GOAL OF THE EXERCISE: Your copy of the material below should match it exactly, except that it holds no pictures.

####################

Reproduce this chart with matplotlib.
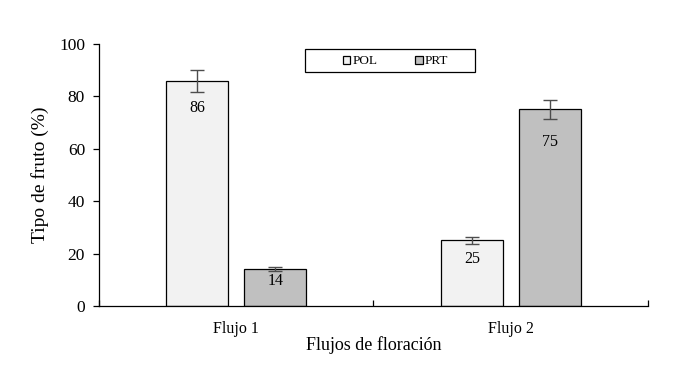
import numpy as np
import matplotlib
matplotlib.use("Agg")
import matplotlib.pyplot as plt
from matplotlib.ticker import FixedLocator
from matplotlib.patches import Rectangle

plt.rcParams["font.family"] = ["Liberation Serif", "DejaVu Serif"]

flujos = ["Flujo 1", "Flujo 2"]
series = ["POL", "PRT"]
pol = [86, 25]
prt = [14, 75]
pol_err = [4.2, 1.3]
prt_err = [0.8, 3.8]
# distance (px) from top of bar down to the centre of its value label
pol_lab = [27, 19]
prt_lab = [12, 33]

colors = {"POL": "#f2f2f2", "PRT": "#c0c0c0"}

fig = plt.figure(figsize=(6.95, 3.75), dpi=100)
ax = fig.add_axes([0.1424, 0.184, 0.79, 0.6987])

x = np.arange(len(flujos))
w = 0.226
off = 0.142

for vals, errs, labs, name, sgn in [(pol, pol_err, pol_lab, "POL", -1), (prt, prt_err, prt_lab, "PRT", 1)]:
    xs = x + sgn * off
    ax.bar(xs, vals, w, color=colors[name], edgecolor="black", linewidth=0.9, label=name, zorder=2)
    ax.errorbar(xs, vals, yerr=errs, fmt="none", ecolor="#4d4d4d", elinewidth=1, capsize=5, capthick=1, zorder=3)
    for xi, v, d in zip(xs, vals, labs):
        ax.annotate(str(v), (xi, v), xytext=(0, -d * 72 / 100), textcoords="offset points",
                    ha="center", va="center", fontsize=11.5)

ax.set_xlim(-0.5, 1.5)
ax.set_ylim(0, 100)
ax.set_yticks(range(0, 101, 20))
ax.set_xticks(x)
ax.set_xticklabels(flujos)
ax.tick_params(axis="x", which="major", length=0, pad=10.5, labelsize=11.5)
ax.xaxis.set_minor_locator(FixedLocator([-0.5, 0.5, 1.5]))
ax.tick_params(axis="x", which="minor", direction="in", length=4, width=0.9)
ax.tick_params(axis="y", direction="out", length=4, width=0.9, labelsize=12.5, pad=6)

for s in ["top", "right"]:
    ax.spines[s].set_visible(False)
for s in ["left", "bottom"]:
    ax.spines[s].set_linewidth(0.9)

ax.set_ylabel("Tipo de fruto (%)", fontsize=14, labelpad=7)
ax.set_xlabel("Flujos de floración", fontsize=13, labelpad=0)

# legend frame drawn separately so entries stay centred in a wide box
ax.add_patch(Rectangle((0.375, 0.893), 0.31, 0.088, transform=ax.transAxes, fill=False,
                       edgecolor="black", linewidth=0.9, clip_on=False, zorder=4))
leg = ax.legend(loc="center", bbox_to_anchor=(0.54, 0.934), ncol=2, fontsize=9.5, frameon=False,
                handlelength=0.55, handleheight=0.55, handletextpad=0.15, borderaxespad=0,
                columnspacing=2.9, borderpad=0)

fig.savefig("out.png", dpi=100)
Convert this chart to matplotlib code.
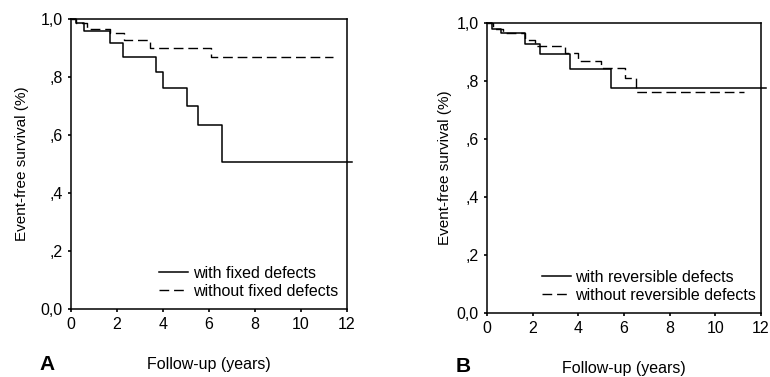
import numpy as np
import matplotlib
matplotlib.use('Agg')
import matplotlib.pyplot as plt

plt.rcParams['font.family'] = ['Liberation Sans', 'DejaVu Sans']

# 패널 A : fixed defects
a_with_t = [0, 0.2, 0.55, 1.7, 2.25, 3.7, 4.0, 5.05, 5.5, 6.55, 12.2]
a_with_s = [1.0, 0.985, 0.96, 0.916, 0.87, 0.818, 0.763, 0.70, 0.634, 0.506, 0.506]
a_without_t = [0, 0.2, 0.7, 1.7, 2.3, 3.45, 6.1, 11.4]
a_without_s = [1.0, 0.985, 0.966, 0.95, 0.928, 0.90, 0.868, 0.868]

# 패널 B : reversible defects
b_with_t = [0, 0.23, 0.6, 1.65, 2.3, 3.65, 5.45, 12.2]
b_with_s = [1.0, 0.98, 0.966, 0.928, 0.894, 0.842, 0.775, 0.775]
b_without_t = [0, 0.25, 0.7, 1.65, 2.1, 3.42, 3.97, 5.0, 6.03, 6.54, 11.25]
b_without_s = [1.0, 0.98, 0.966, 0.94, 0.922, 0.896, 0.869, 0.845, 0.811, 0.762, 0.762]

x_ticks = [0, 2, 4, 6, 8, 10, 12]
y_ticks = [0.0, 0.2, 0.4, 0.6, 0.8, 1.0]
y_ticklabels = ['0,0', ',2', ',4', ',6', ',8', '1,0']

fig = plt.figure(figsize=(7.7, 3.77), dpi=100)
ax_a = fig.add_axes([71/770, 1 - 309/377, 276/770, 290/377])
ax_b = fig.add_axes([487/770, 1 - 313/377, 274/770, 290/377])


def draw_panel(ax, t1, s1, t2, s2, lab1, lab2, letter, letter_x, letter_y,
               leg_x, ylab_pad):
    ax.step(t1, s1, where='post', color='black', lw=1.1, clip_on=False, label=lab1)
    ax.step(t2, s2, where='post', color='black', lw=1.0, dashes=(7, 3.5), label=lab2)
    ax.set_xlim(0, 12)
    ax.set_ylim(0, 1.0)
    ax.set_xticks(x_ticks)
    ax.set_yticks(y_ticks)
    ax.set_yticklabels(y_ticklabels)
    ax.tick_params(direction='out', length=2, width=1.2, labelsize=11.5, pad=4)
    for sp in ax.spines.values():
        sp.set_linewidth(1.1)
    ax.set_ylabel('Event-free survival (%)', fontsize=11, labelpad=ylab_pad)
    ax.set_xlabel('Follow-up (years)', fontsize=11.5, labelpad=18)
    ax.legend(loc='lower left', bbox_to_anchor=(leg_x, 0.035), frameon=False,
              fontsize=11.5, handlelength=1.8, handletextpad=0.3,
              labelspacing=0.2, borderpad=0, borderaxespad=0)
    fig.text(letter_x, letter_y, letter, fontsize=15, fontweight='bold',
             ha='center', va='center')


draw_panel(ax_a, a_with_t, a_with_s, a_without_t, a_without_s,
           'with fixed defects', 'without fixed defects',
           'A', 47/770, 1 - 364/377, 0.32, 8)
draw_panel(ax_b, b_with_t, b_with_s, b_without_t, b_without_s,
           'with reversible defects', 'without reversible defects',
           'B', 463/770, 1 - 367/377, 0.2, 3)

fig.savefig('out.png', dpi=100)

####################

THE ANSWER:
Reproduce this chart with matplotlib.
import numpy as np
import matplotlib
matplotlib.use("Agg")
import matplotlib.pyplot as plt
from matplotlib.ticker import FixedLocator
from matplotlib.patches import Rectangle

plt.rcParams["font.family"] = ["Liberation Serif", "DejaVu Serif"]

flujos = ["Flujo 1", "Flujo 2"]
series = ["POL", "PRT"]
pol = [86, 25]
prt = [14, 75]
pol_err = [4.2, 1.3]
prt_err = [0.8, 3.8]
# distance (px) from top of bar down to the centre of its value label
pol_lab = [27, 19]
prt_lab = [12, 33]

colors = {"POL": "#f2f2f2", "PRT": "#c0c0c0"}

fig = plt.figure(figsize=(6.95, 3.75), dpi=100)
ax = fig.add_axes([0.1424, 0.184, 0.79, 0.6987])

x = np.arange(len(flujos))
w = 0.226
off = 0.142

for vals, errs, labs, name, sgn in [(pol, pol_err, pol_lab, "POL", -1), (prt, prt_err, prt_lab, "PRT", 1)]:
    xs = x + sgn * off
    ax.bar(xs, vals, w, color=colors[name], edgecolor="black", linewidth=0.9, label=name, zorder=2)
    ax.errorbar(xs, vals, yerr=errs, fmt="none", ecolor="#4d4d4d", elinewidth=1, capsize=5, capthick=1, zorder=3)
    for xi, v, d in zip(xs, vals, labs):
        ax.annotate(str(v), (xi, v), xytext=(0, -d * 72 / 100), textcoords="offset points",
                    ha="center", va="center", fontsize=11.5)

ax.set_xlim(-0.5, 1.5)
ax.set_ylim(0, 100)
ax.set_yticks(range(0, 101, 20))
ax.set_xticks(x)
ax.set_xticklabels(flujos)
ax.tick_params(axis="x", which="major", length=0, pad=10.5, labelsize=11.5)
ax.xaxis.set_minor_locator(FixedLocator([-0.5, 0.5, 1.5]))
ax.tick_params(axis="x", which="minor", direction="in", length=4, width=0.9)
ax.tick_params(axis="y", direction="out", length=4, width=0.9, labelsize=12.5, pad=6)

for s in ["top", "right"]:
    ax.spines[s].set_visible(False)
for s in ["left", "bottom"]:
    ax.spines[s].set_linewidth(0.9)

ax.set_ylabel("Tipo de fruto (%)", fontsize=14, labelpad=7)
ax.set_xlabel("Flujos de floración", fontsize=13, labelpad=0)

# legend frame drawn separately so entries stay centred in a wide box
ax.add_patch(Rectangle((0.375, 0.893), 0.31, 0.088, transform=ax.transAxes, fill=False,
                       edgecolor="black", linewidth=0.9, clip_on=False, zorder=4))
leg = ax.legend(loc="center", bbox_to_anchor=(0.54, 0.934), ncol=2, fontsize=9.5, frameon=False,
                handlelength=0.55, handleheight=0.55, handletextpad=0.15, borderaxespad=0,
                columnspacing=2.9, borderpad=0)

fig.savefig("out.png", dpi=100)
Convert this chart to matplotlib code.
import numpy as np
import matplotlib
matplotlib.use('Agg')
import matplotlib.pyplot as plt

plt.rcParams['font.family'] = ['Liberation Sans', 'DejaVu Sans']

# 패널 A : fixed defects
a_with_t = [0, 0.2, 0.55, 1.7, 2.25, 3.7, 4.0, 5.05, 5.5, 6.55, 12.2]
a_with_s = [1.0, 0.985, 0.96, 0.916, 0.87, 0.818, 0.763, 0.70, 0.634, 0.506, 0.506]
a_without_t = [0, 0.2, 0.7, 1.7, 2.3, 3.45, 6.1, 11.4]
a_without_s = [1.0, 0.985, 0.966, 0.95, 0.928, 0.90, 0.868, 0.868]

# 패널 B : reversible defects
b_with_t = [0, 0.23, 0.6, 1.65, 2.3, 3.65, 5.45, 12.2]
b_with_s = [1.0, 0.98, 0.966, 0.928, 0.894, 0.842, 0.775, 0.775]
b_without_t = [0, 0.25, 0.7, 1.65, 2.1, 3.42, 3.97, 5.0, 6.03, 6.54, 11.25]
b_without_s = [1.0, 0.98, 0.966, 0.94, 0.922, 0.896, 0.869, 0.845, 0.811, 0.762, 0.762]

x_ticks = [0, 2, 4, 6, 8, 10, 12]
y_ticks = [0.0, 0.2, 0.4, 0.6, 0.8, 1.0]
y_ticklabels = ['0,0', ',2', ',4', ',6', ',8', '1,0']

fig = plt.figure(figsize=(7.7, 3.77), dpi=100)
ax_a = fig.add_axes([71/770, 1 - 309/377, 276/770, 290/377])
ax_b = fig.add_axes([487/770, 1 - 313/377, 274/770, 290/377])


def draw_panel(ax, t1, s1, t2, s2, lab1, lab2, letter, letter_x, letter_y,
               leg_x, ylab_pad):
    ax.step(t1, s1, where='post', color='black', lw=1.1, clip_on=False, label=lab1)
    ax.step(t2, s2, where='post', color='black', lw=1.0, dashes=(7, 3.5), label=lab2)
    ax.set_xlim(0, 12)
    ax.set_ylim(0, 1.0)
    ax.set_xticks(x_ticks)
    ax.set_yticks(y_ticks)
    ax.set_yticklabels(y_ticklabels)
    ax.tick_params(direction='out', length=2, width=1.2, labelsize=11.5, pad=4)
    for sp in ax.spines.values():
        sp.set_linewidth(1.1)
    ax.set_ylabel('Event-free survival (%)', fontsize=11, labelpad=ylab_pad)
    ax.set_xlabel('Follow-up (years)', fontsize=11.5, labelpad=18)
    ax.legend(loc='lower left', bbox_to_anchor=(leg_x, 0.035), frameon=False,
              fontsize=11.5, handlelength=1.8, handletextpad=0.3,
              labelspacing=0.2, borderpad=0, borderaxespad=0)
    fig.text(letter_x, letter_y, letter, fontsize=15, fontweight='bold',
             ha='center', va='center')


draw_panel(ax_a, a_with_t, a_with_s, a_without_t, a_without_s,
           'with fixed defects', 'without fixed defects',
           'A', 47/770, 1 - 364/377, 0.32, 8)
draw_panel(ax_b, b_with_t, b_with_s, b_without_t, b_without_s,
           'with reversible defects', 'without reversible defects',
           'B', 463/770, 1 - 367/377, 0.2, 3)

fig.savefig('out.png', dpi=100)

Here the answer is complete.